With a school break upon us, we feel it's a good time to be amending and updating your CV. Daisy is manager of the Candidate Management team for our London offices. Her team see thousands of CVs a week. We caught up with her for tips and advice.
How important do you think a CV is?
Very important. It’s really worth people really taking time over this, getting relevant information on there, making sure that it is the right length, spell check. You need to think of your CV as the tool to sell you into your dream job.
I would also suggest not trying to be too clever – CVs plastered with famous quotes tend to make people think that you take yourself too seriously and comes across as pretentious.
What do you feel are the most important things to appear in a CV?
- Previous relevant experience, accompanied by a short explanation - ensuring that there are months and years on there.
- Education to be clear with relevant qualifications - you don't need to put every GCSE and A level result - or every course you have ever done since - if it’s not remotely relevant - we don't need to know.
- A clear CV - in a readable format is a must.
How long do you prefer your CVs to be? Why?
A couple of sides of an A4 sheet. In this busy world people don't have time to wade through pages of waffle and I think if a school was looking through a pile of CVs they would be more likely to be impressed by the shorter, more precise one!
What information do you not want to see on a CV?
I am very anti photos - unnecessary and often inappropriate. I also think you need to tailor your CV to the job you are applying for – for example I do not need to know your bust size to be a teaching assistant - fine and relevant for pole dancing but clearly the two professions are very different and should be approached as such!
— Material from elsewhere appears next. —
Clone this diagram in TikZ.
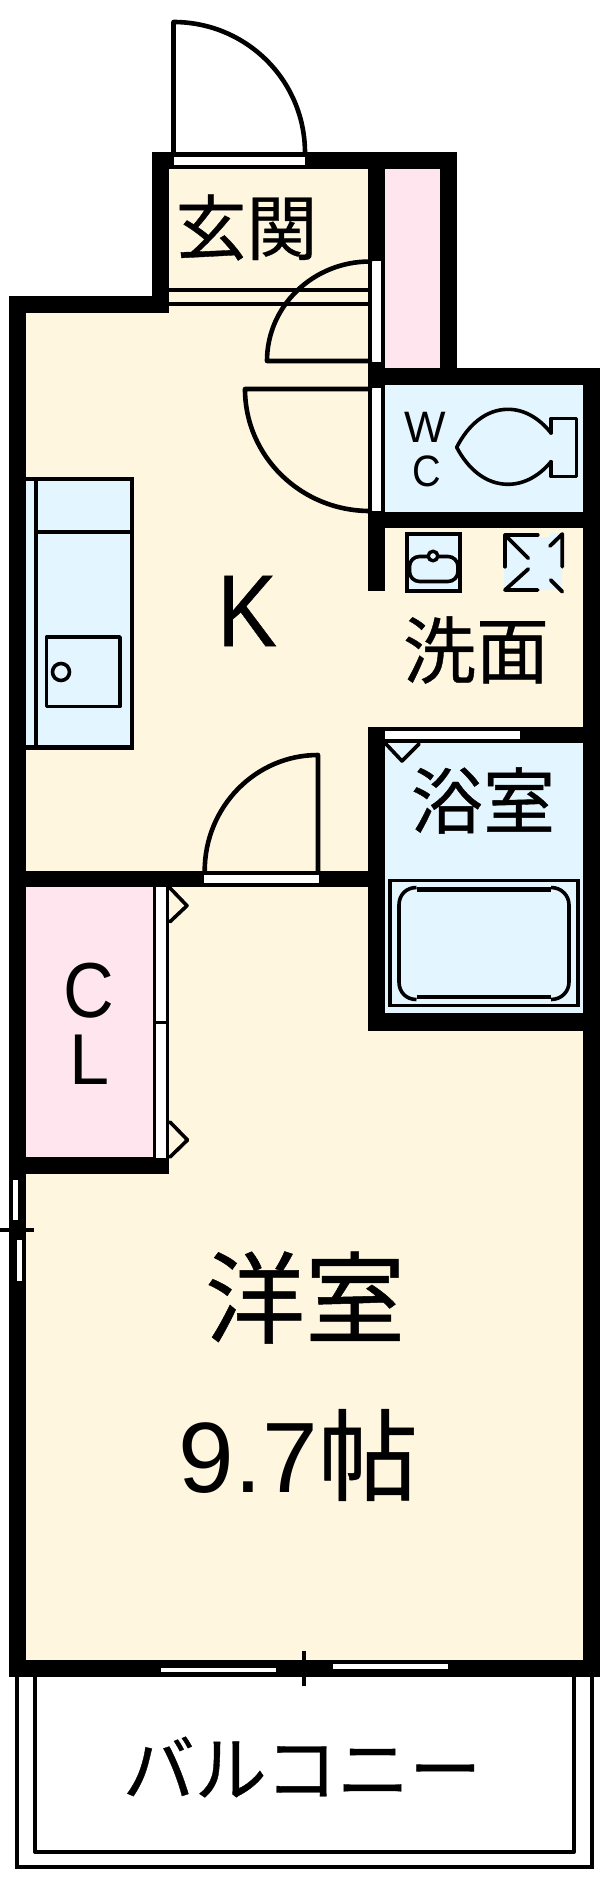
\documentclass[tikz,border=0pt]{standalone}
\usepackage{fontspec}
\setmainfont{Liberation Sans}
\newfontfamily\cjk[FakeBold=0.5]{Noto Sans CJK JP}
\newfontfamily\latb[FakeBold=0.4]{Liberation Sans}
\definecolor{floorc}{HTML}{FFF6E0}
\definecolor{bluec}{HTML}{E3F5FF}
\definecolor{pinkc}{HTML}{FFE6EE}
\tikzset{
 wall/.style={fill=black,draw=none},
 slot/.style={fill=white,draw=none},
 ln/.style={draw=black,line width=4.6pt,line cap=round,line join=round},
 thin ln/.style={draw=black,line width=3.2pt,line cap=round,line join=round},
 lbl/.style={inner sep=0pt,outer sep=0pt,anchor=center,text=black},
 jp/.style={lbl,font=\cjk\fontsize{#1}{#1}\selectfont},
 lat/.style={lbl,font=\fontsize{#1}{#1}\selectfont}
}
\begin{document}
\begin{tikzpicture}[x=1pt,y=-1pt]
\useasboundingbox (0,0) rectangle (600,1891);
\fill[white] (0,0) rectangle (600,1891);
% floors
\fill[floorc] (25,313) rectangle (368,1662);
\fill[floorc] (368,528) rectangle (583,1662);
\fill[floorc] (169,169) rectangle (368,314);
\fill[pinkc] (384,169) rectangle (440,368);
\fill[bluec] (384,385) rectangle (583,512);
\fill[bluec] (384,743) rectangle (583,1014);
\fill[pinkc] (25,887) rectangle (153,1158);
% walls
\fill[wall] (152,152.3) rectangle (456.5,169.3);
\fill[wall] (152,152.3) rectangle (169,313.3);
\fill[wall] (8.5,295.7) rectangle (169,313.3);
\fill[wall] (8.5,295.7) rectangle (25.6,1180);
\fill[wall] (8.5,1180) rectangle (26,1281);
\fill[wall] (8.5,1281) rectangle (25.6,1676.7);
\fill[wall] (368,152.3) rectangle (384.6,385);
\fill[wall] (439.5,152.3) rectangle (456.5,385);
\fill[wall] (368,367.7) rectangle (600,385);
\fill[wall] (583,367.7) rectangle (600,1676.7);
\fill[wall] (368,385) rectangle (384.6,591);
\fill[wall] (368,511.7) rectangle (600,528.3);
\fill[wall] (368,726.7) rectangle (600,743.3);
\fill[wall] (368,726.7) rectangle (384.6,1030.7);
\fill[wall] (368,1013.3) rectangle (600,1030.7);
\fill[wall] (25,870.7) rectangle (368,887);
\fill[wall] (8.5,1157.3) rectangle (169,1174);
\fill[wall] (8.5,1660) rectangle (600,1676.7);
% slots
\fill[slot] (173.5,157) rectangle (305,165);
\fill[slot] (372,261) rectangle (381,361.7);
\fill[slot] (372,388) rectangle (381,511);
\fill[slot] (384.6,731) rectangle (519.7,739.3);
\fill[slot] (203.6,874.7) rectangle (318.8,883);
\fill[slot] (12.7,1180) rectangle (17.7,1220);
\fill[slot] (16.7,1240) rectangle (21.7,1281);
\fill[slot] (160.7,1667.7) rectangle (275.5,1672.3);
\fill[slot] (333,1664.3) rectangle (447.8,1669);
% closet doors column
\fill[wall] (153,887) rectangle (169,1158);
\fill[slot] (156.3,887) rectangle (165.7,1020.8);
\fill[slot] (156.3,1023.8) rectangle (165.7,1158);
% entry steps
\draw[thin ln,line cap=butt,line width=4pt] (169,290) -- (368,290);
\draw[thin ln,line cap=butt,line width=4pt] (169,304.3) -- (368,304.3);
% doors
\draw[ln] (173.5,153) -- (173.5,22) .. controls (246,22) and (305,80) .. (305,153);
\draw[ln] (370,261.5) .. controls (313,261.5) and (267,306) .. (267,361) -- (370,361);
\draw[ln] (370,389) -- (245,389) .. controls (245,456.4) and (301,511) .. (370,511);
\draw[ln] (204.7,871) .. controls (204.7,807) and (255.5,755) .. (318,755) -- (318,871);
\draw[thin ln,line width=3.6pt] (386,744) -- (402,761) -- (419,744);
\draw[thin ln,line width=3.6pt] (170,888) -- (187,905.7) -- (170,921.7);
\draw[thin ln,line width=3.6pt] (170,1122) -- (187.5,1140) -- (170,1157);
% kitchen
\fill[bluec] (25.6,476.7) rectangle (132,749);
\draw[ln,line cap=butt,line join=miter] (25.6,479) -- (132,479) -- (132,747.5) -- (25.6,747.5);
\draw[thin ln,line cap=butt,line width=4pt] (35.6,479) -- (35.6,747.5);
\draw[thin ln,line cap=butt,line width=4pt] (35.6,532.3) -- (132,532.3);
\draw[thin ln,line width=3.6pt] (46.5,637) rectangle (120,706.5);
\draw[thin ln,line width=3.6pt] (61,672) circle[radius=8.5pt];
% toilet
\draw[thin ln,line width=3.6pt] (551,433) -- (551,418.5) -- (576.5,418.5) -- (576.5,476.5) -- (551,476.5) -- (551,461.7);
\draw[thin ln,line width=3.6pt] (551,433) .. controls (540,419) and (525,409.3) .. (508,409.3) .. controls (486,409.3) and (468,425) .. (456.7,447.3) .. controls (468,469) and (486,484.3) .. (508,484.3) .. controls (525,484.3) and (540,475) .. (551,461.7);
% wash basin
\fill[bluec] (407,534) rectangle (460,591);
\draw[ln,line join=miter,line width=4pt] (407,534) rectangle (460,591);
\draw[thin ln,fill=bluec,line width=3.6pt,rounded corners=10pt] (409.5,556.5) rectangle (458,581.5);
\draw[thin ln,fill=bluec,line width=3.4pt] (433,556) circle[radius=4.8pt];
% washing machine
\fill[bluec] (503.5,533) rectangle (562,590);
\fill[floorc] (537.7,533) rectangle (550,536.5);
\draw[thin ln,line width=3.8pt] (537.7,535) -- (505,535) -- (505,566.7);
\draw[thin ln,line width=3.8pt] (505,535) -- (528.3,558.3);
\draw[thin ln,line width=3.8pt] (537.7,590) -- (505,590) -- (528.3,569);
\draw[thin ln,line width=3.8pt] (550,546) -- (562.3,534) -- (562.3,566.7);
\draw[thin ln,line width=3.8pt] (550.7,580) -- (562.3,591.7);
% bathtub
\draw[thin ln,line cap=butt,line join=miter] (390,880.5) rectangle (578,1005.5);
\draw[thin ln,line width=4.4pt,line cap=butt] (416.5,889.5) -- (551,889.5);
\draw[thin ln,line width=4.4pt,line cap=butt] (416.5,996.7) -- (551,996.7);
\draw[thin ln,line width=3.6pt,line cap=butt] (416.5,887.5) .. controls (406,887.5) and (399,895) .. (399,905) -- (399,982) .. controls (399,992) and (406,999.5) .. (416.5,999.5);
\draw[thin ln,line width=3.6pt,line cap=butt] (551,887.5) .. controls (561,887.5) and (569,895) .. (569,905) -- (569,982) .. controls (569,992) and (561,999.5) .. (551,999.5);
% windows crosses
\draw[ln,line cap=butt] (0,1230) -- (34,1230);
\draw[ln,line cap=butt] (304,1651) -- (304,1685.7);
% balcony
\draw[thin ln,line width=4.4pt,line cap=butt,line join=miter] (17,1676) -- (17,1866.7) -- (592,1866.7) -- (592,1676);
\draw[thin ln,line width=4.4pt,line cap=butt,line join=round] (35,1676) -- (35,1851.7) -- (574,1851.7) -- (574,1676);
% labels
\node[jp=71] (genkan) at (246.5,227.5) {玄関};
\node[jp=73] (senmen) at (476,650) {洗面};
\node[jp=72] (yokushitsu) at (483,800.5) {浴室};
\node[jp=100] (yoshitsu) at (305,1297.5) {洋室};
\node[lbl] (size) at (298.5,1455) {\fontsize{100}{100}\selectfont 9.7\cjk 帖};
\node[jp=72] (balcony) at (302,1767) {バルコニー};
\node[lat=102] (kitchen) at (247,611) {\latb\scalebox{.88}[1]{K}};
\node[lat=78] (closetc) at (89,991) {\scalebox{.9}[1]{C}};
\node[lat=72] (closetl) at (90,1060) {L};
\node[lat=44] (wcw) at (425.7,427) {W};
\node[lat=44] (wcc) at (426.7,471) {\scalebox{.9}[1]{C}};
\end{tikzpicture}
\end{document}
If you don’t believe me, let me tell you this is an example taken from a real CV!
Anything else you can add that is important to remember?
I would say research it - particularly if you have not worked in a while, times and trends change and you need to look like you are up to date - when I left school it was very important to have CURRICULUM VITAE at the top and when I presented this style CV years later, was told immediately to change it. It automatically made me look old fashioned and out of touch with what is going on today. Get someone to proof read it - not only for mistakes but useful advice.
Schools receive many CVs a week so we asked some deputy headteachers and headteachers for their thoughts.
Here is what they said:
- Key is to make it personal- general CVs suggest you don't really know about the school
- Don't say that you like children or enjoy being with children. Show your impact on children with specific examples.
- Ensure that CV doesn't have gaps. Tailor it to the specific job - if applying for SLT, sell your leadership skills.
- Sell your skills: in jobs, volunteer work, community etc. organisation, leading, initiatives are important in any setting.
- For leaders: clear narrative of career journey. 3-5 years in each job. Strong A-levels. Wider interests. One side of A4.
- CV to be clear with skills and experience. It's important to state hobbies & interests to make them more human!
- Create an infographic CV to take to teacher training and school interviews to show your creative side.